• _The exercise_
Return the lines that follow, exactly as they appear, from the first through the one containing "1.0106, 1.1233, 1.0731];"; no pictures are to be included.

• _Data excerpt_
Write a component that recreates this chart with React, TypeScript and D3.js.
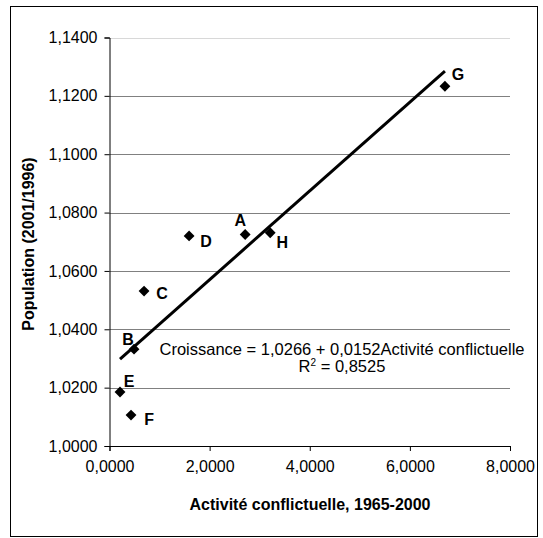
import React, { useEffect, useRef } from 'react';
import * as d3 from 'd3';

// points (country labels), conflict activity vs population ratio
const pointLabels = ['A', 'B', 'C', 'D', 'E', 'F', 'G', 'H'];
const activite = [2.71, 0.49, 0.69, 1.59, 0.21, 0.43, 6.70, 3.21];
const population = [1.0725, 1.0332, 1.0531, 1.0720, 1.0185, 1.0106, 1.1233, 1.0731];

const xTicks = [0, 2, 4, 6, 8];
const yTicks = [1.0, 1.02, 1.04, 1.06, 1.08, 1.10, 1.12, 1.14];

// regression
const intercept = 1.0266;
const slope = 0.0152;
const r2 = 0.8525;

// label offsets from each diamond (px)
const labelOffsets: Record<string, [number, number]> = {
    A: [-5, -8], B: [-6, -4], C: [18, 8], D: [17, 11],
    E: [9, -5], F: [18, 10], G: [13, -6], H: [12, 15],
};

const fmt = (v: number) => d3.format('.4f')(v).replace('.', ',');

const App = () => {
    const svgRef = useRef<SVGSVGElement>(null);

    useEffect(() => {
        const svg = d3.select(svgRef.current);
        svg.selectAll('*').remove();

        const font = 'Liberation Sans, Arial, sans-serif';
        const left = 109.5, right = 510, top = 37.5, bottom = 446;

        const x = d3.scaleLinear().domain([0, 8]).range([left, right]);
        const y = d3.scaleLinear().domain([1.0, 1.14]).range([bottom, top]);

        // outer frame
        svg.append('rect')
            .attr('x', 10.5).attr('y', 6.5)
            .attr('width', 527).attr('height', 530)
            .attr('fill', 'white').attr('stroke', 'black').attr('stroke-width', 1);

        // gridlines
        svg.append('g')
            .selectAll('line')
            .data(yTicks.slice(1))
            .enter().append('line')
            .attr('x1', left).attr('x2', right)
            .attr('y1', d => Math.round(y(d)) + 0.5)
            .attr('y2', d => Math.round(y(d)) + 0.5)
            .attr('stroke', d => d === 1.14 ? '#d8d8d8' : '#808080')
            .attr('stroke-width', 1);

        // y axis
        const yAxis = svg.append('g')
            .attr('transform', `translate(${left},0)`)
            .call(d3.axisLeft(y).tickValues(yTicks).tickFormat(d => fmt(+d)).tickSize(5).tickPadding(7));
        yAxis.select('.domain').attr('stroke', 'black');
        yAxis.selectAll('text').attr('font-family', font).attr('font-size', 16).attr('fill', 'black');

        // x axis
        const xAxis = svg.append('g')
            .attr('transform', `translate(0,${bottom})`)
            .call(d3.axisBottom(x).tickValues(xTicks).tickFormat(d => fmt(+d)).tickSize(5).tickPadding(10));
        xAxis.select('.domain').attr('stroke', 'black');
        xAxis.selectAll('text').attr('font-family', font).attr('font-size', 16).attr('fill', 'black');

        // regression line
        const xMin = d3.min(activite) as number;
        const xMax = d3.max(activite) as number;
        svg.append('line')
            .attr('x1', x(xMin)).attr('y1', y(intercept + slope * xMin))
            .attr('x2', x(xMax)).attr('y2', y(intercept + slope * xMax))
            .attr('stroke', 'black').attr('stroke-width', 3);

        // diamonds
        const pts = pointLabels.map((l, i) => ({ l, cx: x(activite[i]), cy: y(population[i]) }));
        svg.append('g')
            .selectAll('path')
            .data(pts)
            .enter().append('path')
            .attr('d', d3.symbol().type(d3.symbolDiamond2).size(75)() as string)
            .attr('transform', d => `translate(${d.cx},${d.cy})`)
            .attr('fill', 'black');

        svg.append('g')
            .selectAll('text')
            .data(pts)
            .enter().append('text')
            .attr('x', d => d.cx + labelOffsets[d.l][0])
            .attr('y', d => d.cy + labelOffsets[d.l][1])
            .attr('text-anchor', 'middle')
            .attr('font-family', font).attr('font-size', 16).attr('font-weight', 'bold')
            .text(d => d.l);

        // equation
        svg.append('text')
            .attr('x', 342).attr('y', 355)
            .attr('text-anchor', 'middle')
            .attr('font-family', font).attr('font-size', 16.5)
            .text(`Croissance = ${fmt(intercept)} + ${fmt(slope)}Activité conflictuelle`);
        const r2Text = svg.append('text')
            .attr('x', 342).attr('y', 372)
            .attr('text-anchor', 'middle')
            .attr('font-family', font).attr('font-size', 16.5);
        r2Text.append('tspan').text('R');
        r2Text.append('tspan').attr('font-size', 10).attr('dy', -6).text('2');
        r2Text.append('tspan').attr('dy', 6).text(` = ${fmt(r2)}`);

        // axis titles
        svg.append('text')
            .attr('x', 310).attr('y', 510)
            .attr('text-anchor', 'middle')
            .attr('font-family', font).attr('font-size', 16).attr('font-weight', 'bold')
            .text('Activité conflictuelle, 1965-2000');
        svg.append('text')
            .attr('transform', 'translate(34,244) rotate(-90)')
            .attr('text-anchor', 'middle')
            .attr('font-family', font).attr('font-size', 16).attr('font-weight', 'bold')
            .text('Population (2001/1996)');
    }, []);

    return (
        <svg ref={svgRef} width={543} height={538}
            style={{ position: 'absolute', left: 0, top: 0, background: 'white' }} />
    );
};

export default App;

• _The solution_
Write a component that recreates this chart with React, TypeScript and D3.js.
import React, { useEffect, useRef } from 'react';
import * as d3 from 'd3';

// points (country labels), conflict activity vs population ratio
const pointLabels = ['A', 'B', 'C', 'D', 'E', 'F', 'G', 'H'];
const activite = [2.71, 0.49, 0.69, 1.59, 0.21, 0.43, 6.70, 3.21];
const population = [1.0725, 1.0332, 1.0531, 1.0720, 1.0185, 1.0106, 1.1233, 1.0731];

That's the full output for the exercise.